Gamers waiting with bated breath for a new product is nothing out of the ordinary. Long has been the tradition of standing in lines for hours on the release night of a new title. But what about expansions? Those are a little less sought after than full releases, but they can still generate a lot of interest. For simulators, their expansion products, or add-ons, are often treated with the same reverence as the main sims themselves. This is especially true for flight simulators, and the release of the Boeing 737 for Microsoft Flight Simulator by PMDG has proved this.
The release of PMDG’s new jet was sought after for months by many in the flight sim community, including the team itself. After all, even the developers initially anticipated it would be up-and-running within a few months of the release of Microsoft Flight Simulator in 2020. But, here we are, nearly half-way into 2022 and only now is it taking to the skies — for a fortunate few, that is.
A false start
The road, or runway, to release for PMDG’s 737 has been dotted with many crevices and potholes. Microsoft’s next-gen architecture was expected to play nicely with the workflows of long-standing add-on studios such as PMDG. After all, the company has produced add-on content for Microsoft’s products and other simulators for decades at this point. But, despite the foundations of the new Microsoft Flight Simulator being based on the tech it succeeded, the synergy hasn’t been as smooth as initially expected. To the detriment of both PMDG’s developers and the studio’s fans, this is why the delay of the Boeing 737 has lasted so long. After all, PMDG even admitted that it’s been working with Microsoft Flight Simulator since late 2019.

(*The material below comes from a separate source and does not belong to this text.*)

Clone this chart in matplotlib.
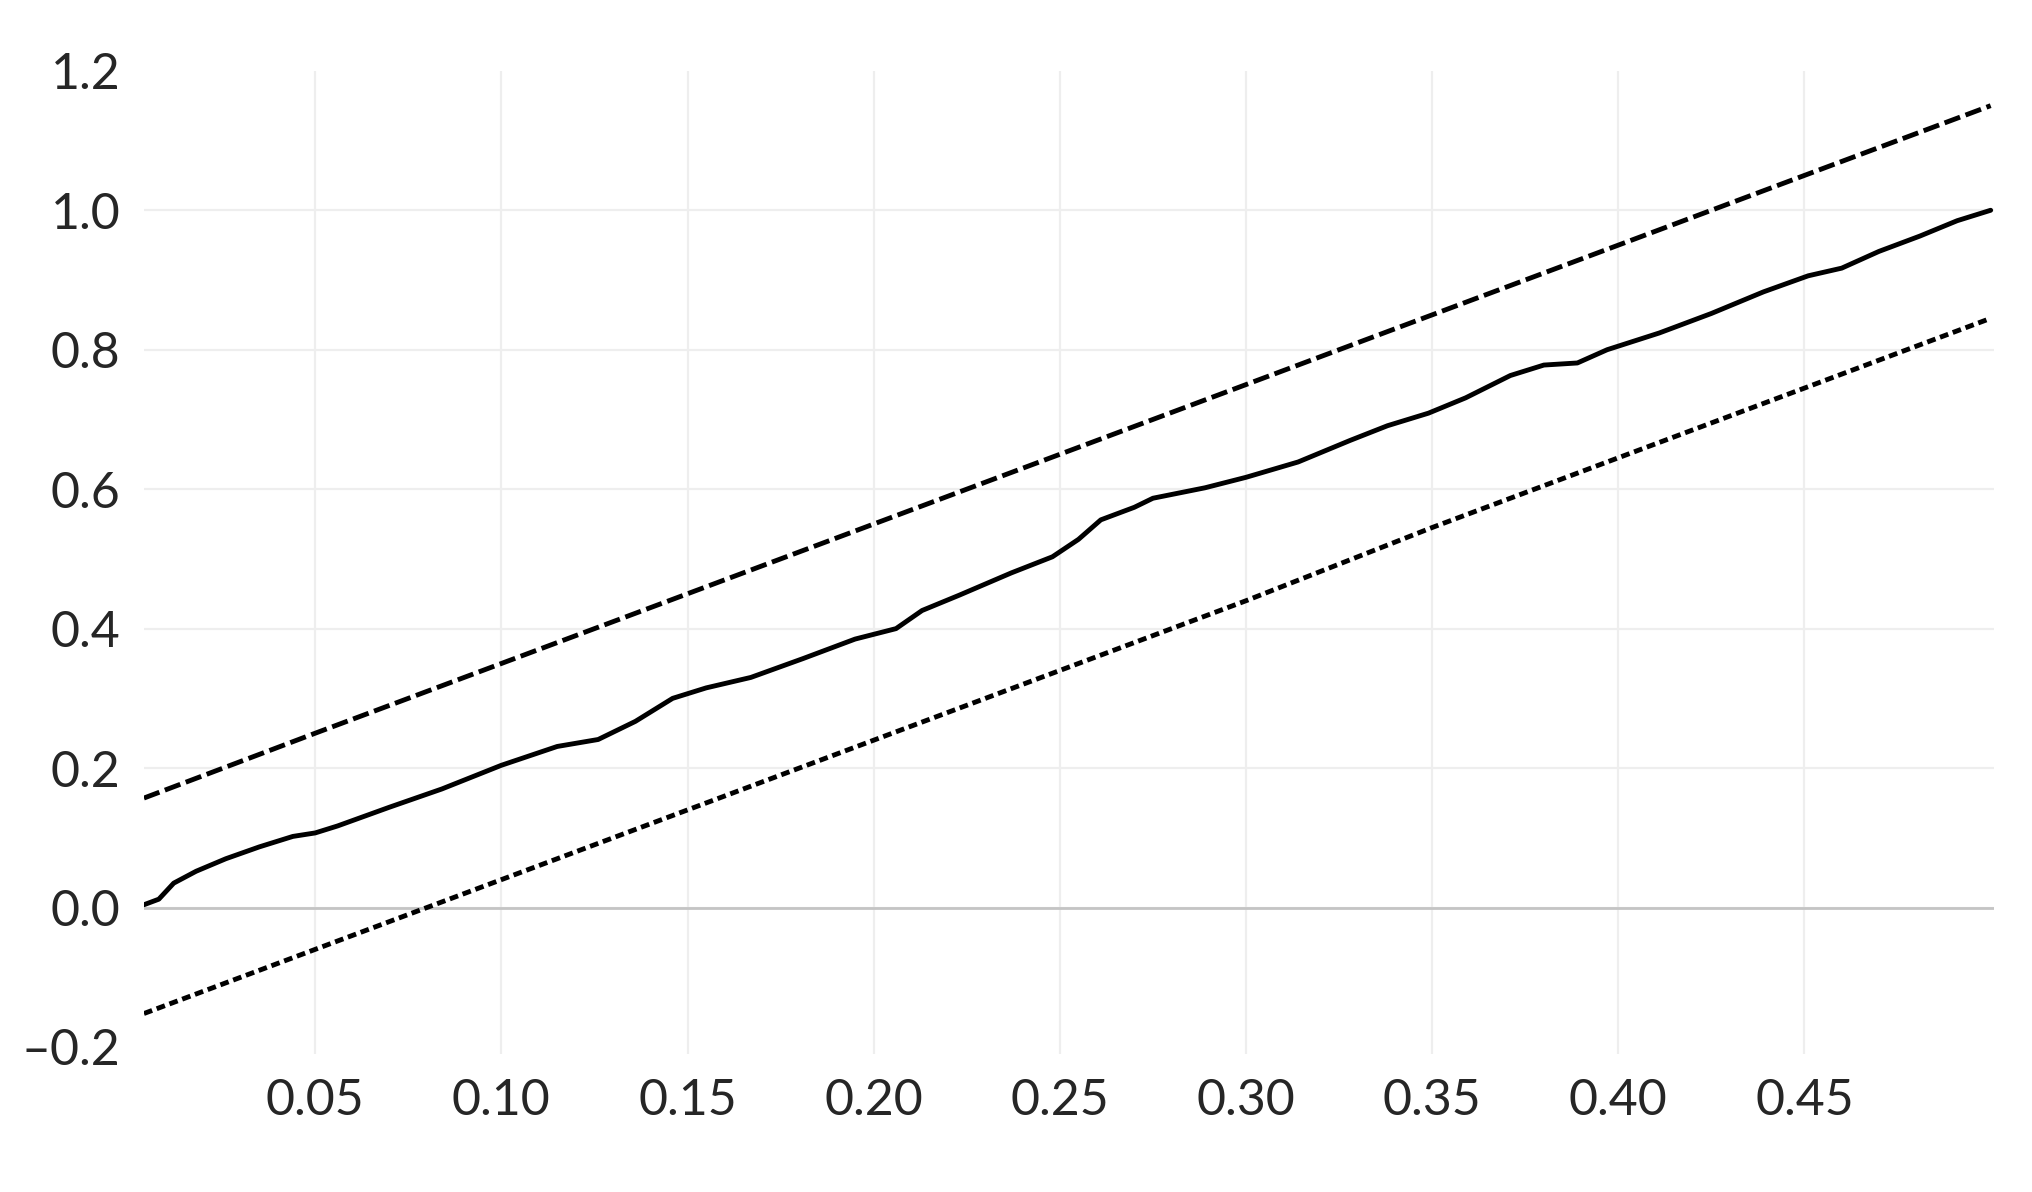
import matplotlib

matplotlib.use("Agg")

import matplotlib.pyplot as plt
import numpy as np

# solid line
mid_x = [0.004, 0.008, 0.012, 0.018, 0.026, 0.035, 0.044, 0.050, 0.056, 0.070,
         0.084, 0.100, 0.115, 0.126, 0.136, 0.146, 0.155, 0.167, 0.181, 0.195,
         0.206, 0.213, 0.223, 0.237, 0.248, 0.255, 0.261, 0.270, 0.275, 0.289,
         0.300, 0.314, 0.328, 0.338, 0.349, 0.359, 0.371, 0.380, 0.389, 0.397,
         0.411, 0.425, 0.439, 0.451, 0.460, 0.470, 0.481, 0.491, 0.500]
mid_y = [0.004, 0.012, 0.035, 0.052, 0.070, 0.087, 0.102, 0.107, 0.117, 0.144,
         0.170, 0.204, 0.231, 0.241, 0.267, 0.300, 0.315, 0.330, 0.357, 0.385,
         0.400, 0.426, 0.448, 0.480, 0.503, 0.528, 0.556, 0.574, 0.587, 0.602,
         0.617, 0.639, 0.670, 0.691, 0.709, 0.731, 0.763, 0.778, 0.781, 0.800,
         0.824, 0.852, 0.883, 0.906, 0.917, 0.941, 0.963, 0.985, 1.000]

# upper and lower bands
band_x = [0.004, 0.05, 0.10, 0.15, 0.20, 0.25, 0.30, 0.35, 0.40, 0.45, 0.50]
upper_y = [0.157, 0.250, 0.350, 0.450, 0.550, 0.650, 0.750, 0.850, 0.950, 1.050, 1.150]
lower_y = [-0.152, -0.060, 0.040, 0.140, 0.240, 0.340, 0.440, 0.545, 0.645, 0.745, 0.845]

x_ticks = [0.05, 0.10, 0.15, 0.20, 0.25, 0.30, 0.35, 0.40, 0.45]
y_ticks = [-0.2, 0.0, 0.2, 0.4, 0.6, 0.8, 1.0, 1.2]

plt.rcParams["font.family"] = ["Lato", "DejaVu Sans"]

fig = plt.figure(figsize=(20.33, 11.92), dpi=100)
ax = fig.add_axes([0.0708, 0.1158, 0.9102, 0.8248])

lw = 3.5
ax.plot(band_x, upper_y, color="black", linewidth=lw, dashes=(3.4, 1.2))
ax.plot(mid_x, mid_y, color="black", linewidth=lw, solid_capstyle="round",
        solid_joinstyle="round")
ax.plot(band_x, lower_y, color="black", linewidth=lw, dashes=(1.8, 1.0))

ax.axhline(0.0, color="#c4c4c4", linewidth=2.0, zorder=1)

ax.set_xlim(0.004, 0.501)
ax.set_ylim(-0.21, 1.2)
ax.set_xticks(x_ticks)
ax.set_yticks(y_ticks)
ax.set_xticklabels([f"{t:.2f}" for t in x_ticks])
ax.set_yticklabels([f"{t:.1f}".replace("-", "\u2013") for t in y_ticks])

ax.grid(True, color="#eeeeee", linewidth=1.6, zorder=0)
ax.set_axisbelow(True)
ygrid = ax.yaxis.get_gridlines()
ygrid[0].set_visible(False)
ygrid[-1].set_visible(False)
for spine in ax.spines.values():
    spine.set_visible(False)

ax.tick_params(axis="both", length=0, labelsize=36, colors="#262626")
ax.tick_params(axis="y", pad=17)
ax.tick_params(axis="x", pad=17)

fig.savefig("out.png", dpi=100, facecolor="white")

But now, thousands of hours and almost three years later, the work is done. The Boeing 737 has wrapped production, and on May 9, she was cleared for take-off. Yet, it appears the winds of excitement have all but frozen her flight path.
PMDG announced the release date of the Boeing 737 for Microsoft Flight Simulator mere days prior to its release as a sneaky little line at the end of a teaser video. But it cheekily refrained from specifying exactly when the product page would go live, as has become standard with most digital releases.
So, customers waited all day, watching the studio toy with their patience by updating the cover image of its Facebook page with images of the 737 in various forms of its departure procedure as a cryptic form of communication. First, it was standing at the gate, then pushback before finally taxing, and the last update showed a successful takeoff, marking that the release was indeed live.
But, almost too ironically, the early hours of release functioned like an aircraft that had to make an emergency landing immediately after takeoff.
Flight status: “Departure ground stop”
The sheer volume of customers overwhelmed PMDG’s servers, causing its website to crash mere minutes after the 737’s release. Customers, such as myself, who did manage to make a purchase in the few minutes between release and the server crash received mixed outcomes.
Some customers were able to purchase the PMDG 737 and receive their emailed download links and product codes before the servers seized up. But, the vast majority of customers were either cut-off just after purchase (like myself) or were locked out from purchasing entirely.
PMDG had to forcibly deactivate the ability to purchase the 737 due to not wanting to further overwhelm its system with new requests, seeking to sort out the initial wave of customers first.
As of 10:39 PM ET on May 9, the state of PMDG’s 737 launch was dubious at best, with existing customers in limbo and newcomers locked out. The studio continued to provide multiple updates telling users that it was working diligently with its service providers to get the problems sorted out. In my case, as I was writing this post, my product key and download link finally came in an email around 11:30 PM ET.
Considering I purchased the 737 at just after 5 PM ET, that means it took about six hours for me to actually be able to download the product.
Such an event is by no means uncommon in today’s age of digital purchasing. Servers are inundated all the time with product and service launches. But, again, this is an add-on for a simulator. Indeed, it’s a big add-on for a very big simulator, but this situation is still more on the uncommon end of the spectrum.
It does at least go to show that all the hype surrounding its release wasn’t just talk by the community. Play activity surrounding the PC version of Microsoft Flight Simulator may very well visibly spike up for the next few days in Asobo’s metrics, even.
The icing on this cake is that PMDG’S Boeing 737 isn’t just a large release in terms of complexity and popularity, but also price-tag. It has the introductory price of $69.99 USD with a full list price of $74.99 USD once the introductory period is over. It’s more expensive than the sim itself, which isn’t uncommon but still puts things into perspective.
Now that it’s finally available, PMDG’s Boeing 737-700 seeks to provide true “study-level” detail in terms of both aircraft behavior, along with technical and mechanical complexity that PMDG describes as being “the closest thing to getting a real type-rating and flying a 737 in real-life.”
The PMDG Boeing 737-700 for Microsoft Flight Simulator is available from PMDG’s online product store for $69.99 USD.